TASK REQUIREMENTS:
In the copy, include every entry exactly but none of the images.

***** RECORDED INFORMATION

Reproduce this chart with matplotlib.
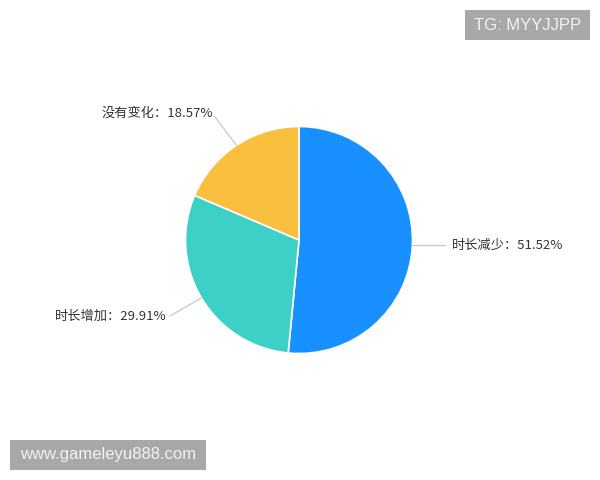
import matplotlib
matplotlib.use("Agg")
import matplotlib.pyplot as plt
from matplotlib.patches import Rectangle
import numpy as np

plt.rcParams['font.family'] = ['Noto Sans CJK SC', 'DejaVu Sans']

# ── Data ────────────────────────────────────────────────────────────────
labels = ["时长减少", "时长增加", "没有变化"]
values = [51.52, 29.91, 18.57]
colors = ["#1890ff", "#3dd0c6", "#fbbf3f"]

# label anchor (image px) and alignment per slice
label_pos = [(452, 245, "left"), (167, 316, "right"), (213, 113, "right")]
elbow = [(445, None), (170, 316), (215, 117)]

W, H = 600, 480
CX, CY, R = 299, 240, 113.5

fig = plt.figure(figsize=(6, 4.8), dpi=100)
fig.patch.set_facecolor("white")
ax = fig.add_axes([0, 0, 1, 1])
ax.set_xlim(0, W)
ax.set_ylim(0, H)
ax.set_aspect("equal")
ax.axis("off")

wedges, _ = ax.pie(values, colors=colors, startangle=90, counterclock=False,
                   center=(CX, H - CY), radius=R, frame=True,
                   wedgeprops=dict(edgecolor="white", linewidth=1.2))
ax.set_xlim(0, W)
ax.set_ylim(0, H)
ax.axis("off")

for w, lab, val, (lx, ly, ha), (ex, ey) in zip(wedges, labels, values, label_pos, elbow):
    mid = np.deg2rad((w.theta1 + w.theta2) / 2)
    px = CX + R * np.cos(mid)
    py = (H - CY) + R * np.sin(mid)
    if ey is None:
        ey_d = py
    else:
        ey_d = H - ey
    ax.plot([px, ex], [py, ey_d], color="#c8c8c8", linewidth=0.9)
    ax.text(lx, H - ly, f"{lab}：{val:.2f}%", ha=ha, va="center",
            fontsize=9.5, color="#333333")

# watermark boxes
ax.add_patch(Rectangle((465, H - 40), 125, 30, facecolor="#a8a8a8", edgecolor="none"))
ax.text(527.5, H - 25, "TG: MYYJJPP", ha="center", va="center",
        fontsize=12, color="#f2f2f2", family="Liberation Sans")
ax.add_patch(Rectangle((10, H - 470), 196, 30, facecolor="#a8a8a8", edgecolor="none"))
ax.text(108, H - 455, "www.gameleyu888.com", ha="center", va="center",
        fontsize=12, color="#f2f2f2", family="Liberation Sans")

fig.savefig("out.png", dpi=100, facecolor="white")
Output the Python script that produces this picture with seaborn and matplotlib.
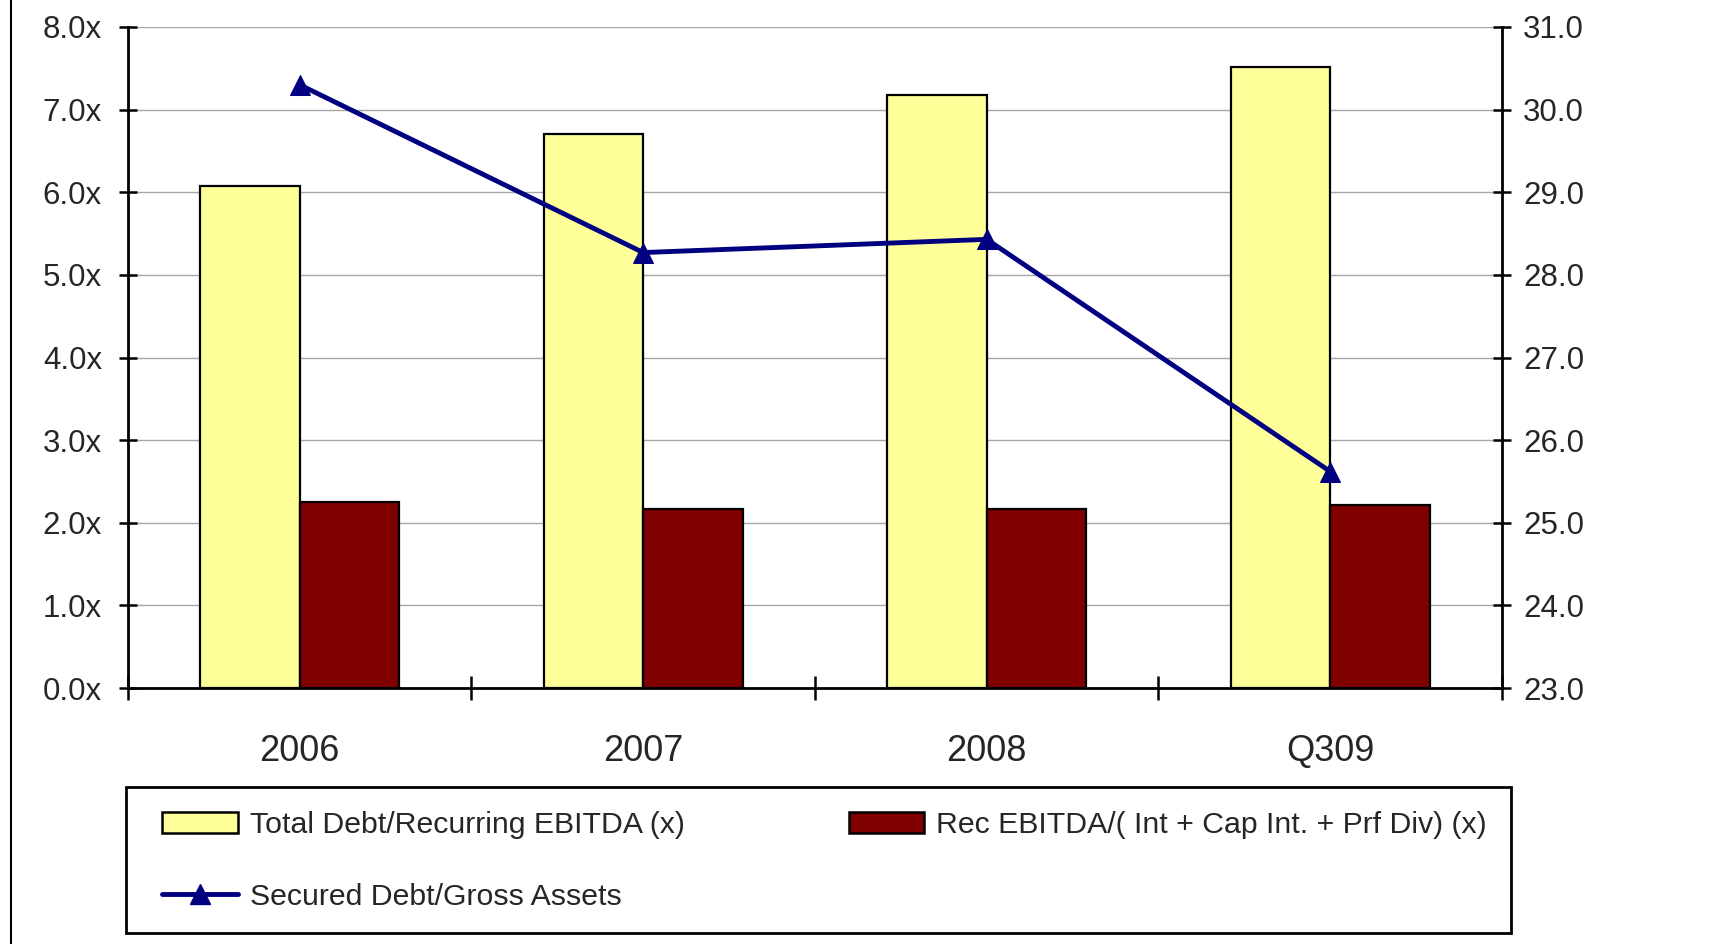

**********

RIGHT ANSWER:
Reproduce this chart with matplotlib.
import matplotlib
matplotlib.use("Agg")
import matplotlib.pyplot as plt
from matplotlib.patches import Rectangle
import numpy as np

plt.rcParams['font.family'] = ['Noto Sans CJK SC', 'DejaVu Sans']

# ── Data ────────────────────────────────────────────────────────────────
labels = ["时长减少", "时长增加", "没有变化"]
values = [51.52, 29.91, 18.57]
colors = ["#1890ff", "#3dd0c6", "#fbbf3f"]

# label anchor (image px) and alignment per slice
label_pos = [(452, 245, "left"), (167, 316, "right"), (213, 113, "right")]
elbow = [(445, None), (170, 316), (215, 117)]

W, H = 600, 480
CX, CY, R = 299, 240, 113.5

fig = plt.figure(figsize=(6, 4.8), dpi=100)
fig.patch.set_facecolor("white")
ax = fig.add_axes([0, 0, 1, 1])
ax.set_xlim(0, W)
ax.set_ylim(0, H)
ax.set_aspect("equal")
ax.axis("off")

wedges, _ = ax.pie(values, colors=colors, startangle=90, counterclock=False,
                   center=(CX, H - CY), radius=R, frame=True,
                   wedgeprops=dict(edgecolor="white", linewidth=1.2))
ax.set_xlim(0, W)
ax.set_ylim(0, H)
ax.axis("off")

for w, lab, val, (lx, ly, ha), (ex, ey) in zip(wedges, labels, values, label_pos, elbow):
    mid = np.deg2rad((w.theta1 + w.theta2) / 2)
    px = CX + R * np.cos(mid)
    py = (H - CY) + R * np.sin(mid)
    if ey is None:
        ey_d = py
    else:
        ey_d = H - ey
    ax.plot([px, ex], [py, ey_d], color="#c8c8c8", linewidth=0.9)
    ax.text(lx, H - ly, f"{lab}：{val:.2f}%", ha=ha, va="center",
            fontsize=9.5, color="#333333")

# watermark boxes
ax.add_patch(Rectangle((465, H - 40), 125, 30, facecolor="#a8a8a8", edgecolor="none"))
ax.text(527.5, H - 25, "TG: MYYJJPP", ha="center", va="center",
        fontsize=12, color="#f2f2f2", family="Liberation Sans")
ax.add_patch(Rectangle((10, H - 470), 196, 30, facecolor="#a8a8a8", edgecolor="none"))
ax.text(108, H - 455, "www.gameleyu888.com", ha="center", va="center",
        fontsize=12, color="#f2f2f2", family="Liberation Sans")

fig.savefig("out.png", dpi=100, facecolor="white")
Output the Python script that produces this picture with seaborn and matplotlib.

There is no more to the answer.